Não posso dizer que, ao final das escavações, os meus colaboradores estavam todos convencidos sobre o valor do patrimônio arqueológico, ou mesmo se eram capazes de dar importância ao trabalho que fizemos – era perceptível, contudo, um alívio, pois ‘finalmente eles poderiam trabalhar’. Mas, ao saber que o Sesc tinha interesse em fazer uma exposição do material escavado, semelhante à que eles visitaram na Estação das Docas, consegui perceber uma excitação. Aqui, cabe uma mea-culpa: depois da conclusão das escavações, o material escavado foi completamente apartado dos colaboradores. As etapas seguintes, das quais tanto falei em nossas conversas, não foram possíveis de serem compartilhadas com eles. Nunca mais os encontrei, dado que as obras foram concluídas e eles foram dispersos por outras empreitadas cidade a fora.
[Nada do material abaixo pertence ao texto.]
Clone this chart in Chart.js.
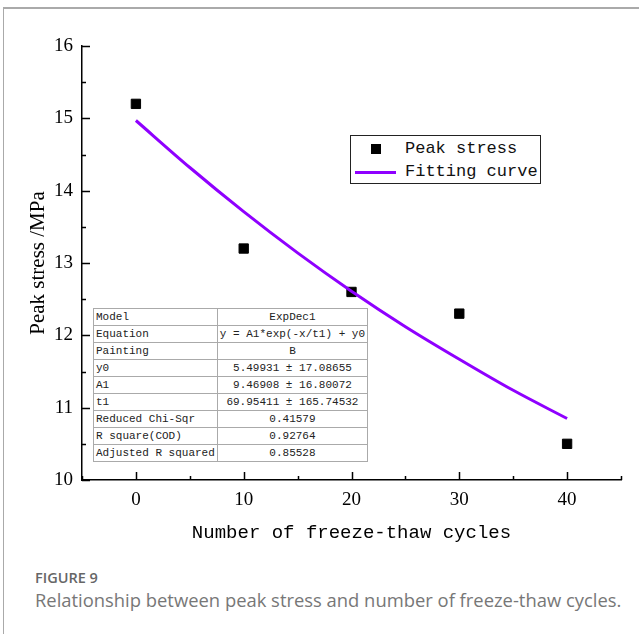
<!DOCTYPE html>
<html lang="en">
<head>
    <meta charset="UTF-8">
    <title>Peak stress vs freeze-thaw cycles</title>
    <script src="https://cdn.jsdelivr.net/npm/chart.js@4.4.1/dist/chart.umd.min.js"></script>
    <style>
        * { margin: 0; padding: 0; box-sizing: border-box; }
        body { width: 639px; height: 634px; background: #fff; position: relative; overflow: hidden; }
        .frame { position: absolute; left: 3px; top: 7px; right: -2px; bottom: -2px; border-top: 2px solid #aaa; border-left: 1px solid #aaa; }
        .chart-box { position: absolute; left: 0; top: 0; width: 639px; height: 560px; }
        .legend {
            position: absolute; left: 350px; top: 135px; width: 191px; height: 49px;
            border: 1px solid #222; background: #fff;
            font-family: "Liberation Mono", monospace; font-size: 17px; color: #111;
        }
        .legend .row { position: absolute; left: 0; height: 24px; line-height: 24px; }
        .legend .txt { position: absolute; left: 54px; white-space: nowrap; }
        .legend .sq { position: absolute; left: 20px; top: 7px; width: 10px; height: 10px; background: #000; }
        .legend .ln { position: absolute; left: 4px; top: 11px; width: 41px; height: 3px; background: #8f00ff; }
        table.stats {
            position: absolute; left: 93px; top: 308px; width: 270px;
            border-collapse: collapse; background: #fff;
            font-family: "Liberation Mono", monospace; font-size: 11px; color: #222;
            border: 1px solid #444;
        }
        table.stats td { border: 1px solid #aaa; height: 17px; line-height: 15px; padding: 0 2px; white-space: nowrap; }
        table.stats td:first-child { width: 120px; }
        table.stats td:last-child { text-align: center; }
        .caption { position: absolute; left: 35px; top: 568px; font-family: "Open Sans", sans-serif; color: #666; }
        .caption .fig { font-size: 14.5px; font-weight: 600; color: #666; line-height: 20px; }
        .caption .desc { font-size: 18.4px; font-weight: 400; color: #777; line-height: 24px; }
    </style>
</head>
<body>
    <div class="frame"></div>
    <div class="chart-box"><canvas id="chart"></canvas></div>

    <div class="legend">
        <div class="row" style="top:1px; width:100%"><span class="sq"></span><span class="txt">Peak stress</span></div>
        <div class="row" style="top:24px; width:100%"><span class="ln"></span><span class="txt">Fitting curve</span></div>
    </div>

    <table class="stats">
        <tr><td>Model</td><td>ExpDec1</td></tr>
        <tr><td>Equation</td><td>y = A1*exp(-x/t1) + y0</td></tr>
        <tr><td>Painting</td><td>B</td></tr>
        <tr><td>y0</td><td>5.49931 ± 17.08655</td></tr>
        <tr><td>A1</td><td>9.46908 ± 16.80072</td></tr>
        <tr><td>t1</td><td>69.95411 ± 165.74532</td></tr>
        <tr><td>Reduced Chi-Sqr</td><td>0.41579</td></tr>
        <tr><td>R square(COD)</td><td>0.92764</td></tr>
        <tr><td>Adjusted R squared</td><td>0.85528</td></tr>
    </table>

    <div class="caption">
        <div class="fig">FIGURE 9</div>
        <div class="desc">Relationship between peak stress and number of freeze-thaw cycles.</div>
    </div>

    <script>
        // measured points
        const cycles = [0, 10, 20, 30, 40];
        const peakStress = [15.2, 13.2, 12.6, 12.3, 10.5];

        // fitted curve
        const fitX = [0, 5, 10, 15, 20, 25, 30, 35, 40];
        const fitY = [14.97, 14.32, 13.71, 13.14, 12.61, 12.12, 11.67, 11.24, 10.85];

        const xTicks = [0, 10, 20, 30, 40];
        const xMinorTicks = [-5, 5, 15, 25, 35, 45];
        const yTicks = [10, 11, 12, 13, 14, 15, 16];
        const yMinorTicks = [10.5, 11.5, 12.5, 13.5, 14.5, 15.5];

        // inward tick marks, like the original plot
        const innerTicks = {
            id: 'innerTicks',
            afterDraw(chart) {
                const { ctx, scales: { x, y } } = chart;
                ctx.save();
                ctx.strokeStyle = '#000';
                ctx.lineWidth = 1.5;
                ctx.beginPath();
                const drawX = (vals, len) => vals.forEach(v => {
                    const px = Math.round(x.getPixelForValue(v)) + 0.5;
                    ctx.moveTo(px, y.bottom);
                    ctx.lineTo(px, y.bottom - len);
                });
                const drawY = (vals, len) => vals.forEach(v => {
                    const py = Math.round(y.getPixelForValue(v)) + 0.5;
                    ctx.moveTo(x.left, py);
                    ctx.lineTo(x.left + len, py);
                });
                drawX(xTicks, 8);
                drawX(xMinorTicks, 4);
                drawY(yTicks, 8);
                drawY(yMinorTicks, 4);
                ctx.stroke();
                ctx.restore();
            }
        };

        new Chart(document.getElementById('chart'), {
            type: 'scatter',
            data: {
                datasets: [
                    {
                        label: 'Fitting curve',
                        data: fitX.map((v, i) => ({ x: v, y: fitY[i] })),
                        showLine: true,
                        borderColor: '#8f00ff',
                        borderWidth: 3,
                        pointRadius: 0,
                        cubicInterpolationMode: 'monotone'
                    },
                    {
                        label: 'Peak stress',
                        data: cycles.map((v, i) => ({ x: v, y: peakStress[i] })),
                        pointStyle: 'rect',
                        pointRadius: 6.6,
                        backgroundColor: '#000',
                        borderColor: '#000',
                        borderWidth: 1
                    }
                ]
            },
            options: {
                responsive: true,
                maintainAspectRatio: false,
                animation: false,
                events: [],
                layout: { padding: { left: 0, top: 46, right: 18, bottom: 0 } },
                plugins: {
                    legend: { display: false },
                    tooltip: { enabled: false }
                },
                scales: {
                    x: {
                        type: 'linear',
                        min: -5,
                        max: 45,
                        grid: { display: false, drawTicks: false },
                        border: { display: true, color: '#000', width: 1.5 },
                        afterBuildTicks: s => { s.ticks = xTicks.map(v => ({ value: v })); },
                        afterFit: s => { s.height = 80; },
                        ticks: {
                            padding: 9,
                            color: '#000',
                            font: { family: 'Liberation Serif', size: 19 }
                        },
                        title: {
                            display: true,
                            text: 'Number of freeze-thaw cycles',
                            color: '#000',
                            font: { family: 'Liberation Mono', size: 19 },
                            padding: { top: 0, bottom: 16 }
                        }
                    },
                    y: {
                        min: 10,
                        max: 16,
                        grid: { display: false, drawTicks: false },
                        border: { display: true, color: '#000', width: 1.5 },
                        afterBuildTicks: s => { s.ticks = yTicks.map(v => ({ value: v })); },
                        afterFit: s => { s.width = 82; },
                        ticks: {
                            padding: 9,
                            color: '#000',
                            font: { family: 'Liberation Serif', size: 19 }
                        },
                        title: {
                            display: true,
                            text: 'Peak stress /MPa',
                            color: '#000',
                            font: { family: 'Liberation Serif', size: 21 },
                            padding: { top: 26, bottom: 0 }
                        }
                    }
                }
            },
            plugins: [innerTicks]
        });
    </script>
</body>
</html>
SOBRE ESTE EPÍLOGO – OU COMO NÃO CONCLUIR (AINDA) ESTA DISCUSSÃO
Foram mais de dois meses de escavações e muitas chuvas. Com o tempo, o café, que era doce e horrível, melhorou consideravelmente, as conversas também ficaram melhores, já havia quem risse das minhas piadas [nota metal: piadas melhoram com o tempo e com alguma intimidade, pois as pessoas passam a rir de você e não das piadas em si] e resta a expectativa sobre o que será exposto – expectativa esta que não tenho como dar vazão
(N. Gomes, comunicação pessoal, 1 mar. 2019).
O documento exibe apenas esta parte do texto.